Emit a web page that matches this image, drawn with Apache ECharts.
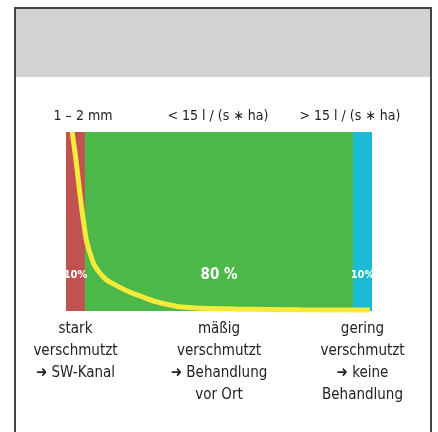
<!DOCTYPE html>
<html>
<head>
<meta charset="utf-8">
<script src="https://cdn.jsdelivr.net/npm/echarts@6/dist/echarts.min.js"></script>
<style>
  html, body { margin: 0; padding: 0; background: #fff; }
  #chart { width: 438px; height: 432px; }
</style>
</head>
<body>
<div id="chart"></div>
<script>
// segment widths along the axis (0..100) and their texts
const segments = [6.2, 87.6, 6.2];
const segmentColors = ['#c05352', '#4cb849', '#1bbcd3'];
const segmentLabels = ['10%', '80 %', '10%'];
const headLabels = ['1 – 2 mm', '< 15 l / (s ∗ ha)', '> 15 l / (s ∗ ha)'];
const footLabels = [
  'stark\nverschmutzt\n➜ SW-Kanal',
  'mäßig\nverschmutzt\n➜ Behandlung\nvor Ort',
  'gering\nverschmutzt\n➜ keine\nBehandlung'
];
// yellow curve: [x, y]
const curve = [
  [2.0, 100], [3.3, 83.8], [4.6, 64.8], [5.9, 48.0], [7.5, 34.1],
  [11.1, 21.2], [16.7, 14.0], [24.2, 8.4], [32.4, 3.9], [42.2, 1.7],
  [55.2, 1.1], [76.5, 0.7], [99.3, 0.6]
];

const font = '"DejaVu Sans Condensed", "Liberation Sans Narrow", sans-serif';
const chart = echarts.init(document.getElementById('chart'));

const GRID = { left: 66, right: 66, top: 132, bottom: 121 };

chart.setOption({
  animation: false,
  grid: GRID,
  xAxis: [
    { type: 'value', min: 0, max: 100, show: false },
    { type: 'value', min: 0, max: 100, show: false }
  ],
  yAxis: [
    { type: 'value', min: 0, max: 100, show: false },
    { type: 'category', data: [''], show: false }
  ],
  series: segments.map((v, i) => ({
    type: 'bar',
    stack: 'all',
    xAxisIndex: 1,
    yAxisIndex: 1,
    barWidth: '100%',
    data: [v],
    itemStyle: { color: segmentColors[i] },
    label: {
      show: true,
      formatter: segmentLabels[i],
      position: ['50%', '80%'],
      align: 'center',
      verticalAlign: 'middle',
      color: '#fff',
      fontFamily: font,
      fontWeight: 'bold',
      fontSize: i === 1 ? 15 : 11
    }
  })).concat([{
    type: 'line',
    xAxisIndex: 0,
    yAxisIndex: 0,
    data: curve,
    smooth: 0.5,
    showSymbol: false,
    lineStyle: { color: '#f7ea38', width: 5 },
    z: 5
  }])
});

// frame, header band and texts
const graphic = [
  {
    type: 'rect',
    shape: { x: 15, y: 9, width: 415, height: 68 },
    style: { fill: '#d1d2d4' }
  },
  {
    type: 'rect',
    shape: { x: 15, y: 8, width: 416, height: 440 },
    style: { fill: null, stroke: '#444', lineWidth: 2 }
  }
];
const headX = [83, 218, 350];
headLabels.forEach((t, i) => {
  graphic.push({
    type: 'text',
    x: headX[i],
    y: 116,
    style: {
      text: t, fill: '#222', font: '14px ' + font,
      textAlign: 'center', textVerticalAlign: 'middle'
    }
  });
});
let acc = 0;
footLabels.forEach((t, i) => {
  const mid = acc + segments[i] / 2;
  acc += segments[i];
  const px = chart.convertToPixel({ xAxisIndex: 1 }, mid);
  graphic.push({
    type: 'text',
    x: px,
    y: 318,
    style: {
      text: t, fill: '#222', font: '15px ' + font,
      textAlign: 'center', textVerticalAlign: 'top', lineHeight: 22
    }
  });
});
chart.setOption({ graphic: graphic });
</script>
</body>
</html>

• • • • • • •

Go through the data above and transcribe it in full, omitting any image.

(Correct output):
Emit a web page that matches this image, drawn with Apache ECharts.
<!DOCTYPE html>
<html>
<head>
<meta charset="utf-8">
<script src="https://cdn.jsdelivr.net/npm/echarts@6/dist/echarts.min.js"></script>
<style>
  html, body { margin: 0; padding: 0; background: #fff; }
  #chart { width: 438px; height: 432px; }
</style>
</head>
<body>
<div id="chart"></div>
<script>
// segment widths along the axis (0..100) and their texts
const segments = [6.2, 87.6, 6.2];
const segmentColors = ['#c05352', '#4cb849', '#1bbcd3'];
const segmentLabels = ['10%', '80 %', '10%'];
const headLabels = ['1 – 2 mm', '< 15 l / (s ∗ ha)', '> 15 l / (s ∗ ha)'];
const footLabels = [
  'stark\nverschmutzt\n➜ SW-Kanal',
  'mäßig\nverschmutzt\n➜ Behandlung\nvor Ort',
  'gering\nverschmutzt\n➜ keine\nBehandlung'
];
// yellow curve: [x, y]
const curve = [
  [2.0, 100], [3.3, 83.8], [4.6, 64.8], [5.9, 48.0], [7.5, 34.1],
  [11.1, 21.2], [16.7, 14.0], [24.2, 8.4], [32.4, 3.9], [42.2, 1.7],
  [55.2, 1.1], [76.5, 0.7], [99.3, 0.6]
];

const font = '"DejaVu Sans Condensed", "Liberation Sans Narrow", sans-serif';
const chart = echarts.init(document.getElementById('chart'));

const GRID = { left: 66, right: 66, top: 132, bottom: 121 };

chart.setOption({
  animation: false,
  grid: GRID,
  xAxis: [
    { type: 'value', min: 0, max: 100, show: false },
    { type: 'value', min: 0, max: 100, show: false }
  ],
  yAxis: [
    { type: 'value', min: 0, max: 100, show: false },
    { type: 'category', data: [''], show: false }
  ],
  series: segments.map((v, i) => ({
    type: 'bar',
    stack: 'all',
    xAxisIndex: 1,
    yAxisIndex: 1,
    barWidth: '100%',
    data: [v],
    itemStyle: { color: segmentColors[i] },
    label: {
      show: true,
      formatter: segmentLabels[i],
      position: ['50%', '80%'],
      align: 'center',
      verticalAlign: 'middle',
      color: '#fff',
      fontFamily: font,
      fontWeight: 'bold',
      fontSize: i === 1 ? 15 : 11
    }
  })).concat([{
    type: 'line',
    xAxisIndex: 0,
    yAxisIndex: 0,
    data: curve,
    smooth: 0.5,
    showSymbol: false,
    lineStyle: { color: '#f7ea38', width: 5 },
    z: 5
  }])
});

// frame, header band and texts
const graphic = [
  {
    type: 'rect',
    shape: { x: 15, y: 9, width: 415, height: 68 },
    style: { fill: '#d1d2d4' }
  },
  {
    type: 'rect',
    shape: { x: 15, y: 8, width: 416, height: 440 },
    style: { fill: null, stroke: '#444', lineWidth: 2 }
  }
];
const headX = [83, 218, 350];
headLabels.forEach((t, i) => {
  graphic.push({
    type: 'text',
    x: headX[i],
    y: 116,
    style: {
      text: t, fill: '#222', font: '14px ' + font,
      textAlign: 'center', textVerticalAlign: 'middle'
    }
  });
});
let acc = 0;
footLabels.forEach((t, i) => {
  const mid = acc + segments[i] / 2;
  acc += segments[i];
  const px = chart.convertToPixel({ xAxisIndex: 1 }, mid);
  graphic.push({
    type: 'text',
    x: px,
    y: 318,
    style: {
      text: t, fill: '#222', font: '15px ' + font,
      textAlign: 'center', textVerticalAlign: 'top', lineHeight: 22
    }
  });
});
chart.setOption({ graphic: graphic });
</script>
</body>
</html>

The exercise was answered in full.